Yeah, technology enshittification as a whole has definitely picked up the last few years, and I find myself compromising more and more as the field of reasonable options gets narrower.

Like you, I used to only go for phones with SD card and headphone jack support. Now, I'm on a (new but not bought from Google) Pixel 9 Fold with GrapheneOS using a DAC adapter to still have wired audio and a more deliberate storage management system to compensate for not having SD cards. (Unlike you, I need a big screen for spreadsheets and such.)

I purposely bought the newest phone I could within my budget, because I'm planning for Android to be completely unviable the next time I need to upgrade, and I want to give Linux phones as much time to mature as possible before I inevitably migrate.

It seems offline tech is going to be the last bastion of safety sooner rather than later, so I'm in various stages of migrating my digital life offline. Linux over Windows. Keepass, LibreOffice, Obsidian, etc. + Syncthing over cloud options. Keeping off-site backups with friends and family instead of in the cloud. Keeping local DRM-free media. It's time-consuming but rewarding.

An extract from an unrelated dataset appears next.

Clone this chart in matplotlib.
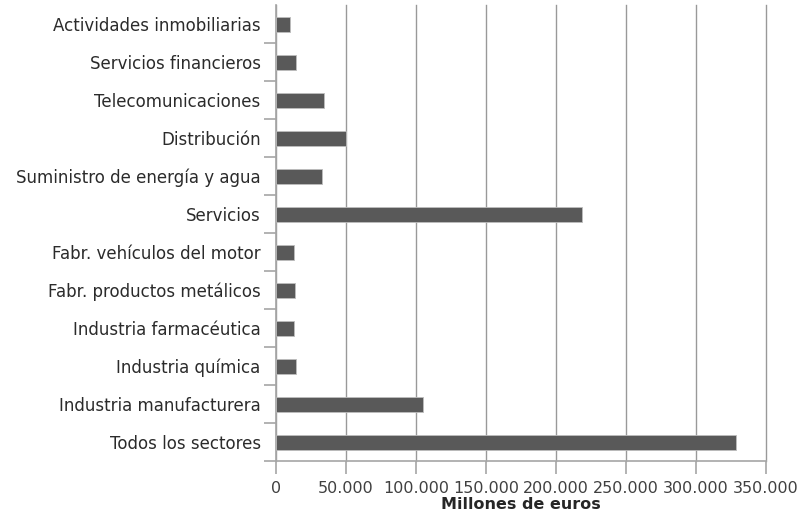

I should have done it all way sooner.

[–] guismo@aussie.zone 3 points 4 hours ago (1 children)

I have been on the offline open source route for many years. I don't even see it as time consuming. It's so much better than relying on cloud services that it pays off. I lost count of the situations where needing cloud would have been bad. But maybe I trained myself that way, because I never liked the "cloud" idea, my data out of my control.

But the hardware to run that and the options to do that will become more and more impossible. At least on mobiles.

There will come a day when Syncthing won't work anymore on android, because of "security" (the terrorists could send files to your phone and kill children!).

[–] ericwdhs@discuss.online 1 points 1 hour ago

Funnily enough, I've thought of the cloud as "someone else's computer" from the beginning and shun using it more than everyone else I know, but I was just getting into the space when Gmail and Chrome were the hot new things, each gradual step into the ecosystem didn't feel like a big concession, and I was too young to know to question the convenience.

In case it wasn't clear, reversing those two decades of inertia and tech debt is what I was referring to as the time-consuming bit. So far, what I've finished switching over is actually quite nice to use.

And yes, I dread the day even the fallback options start getting killed off. It's always one bad law away.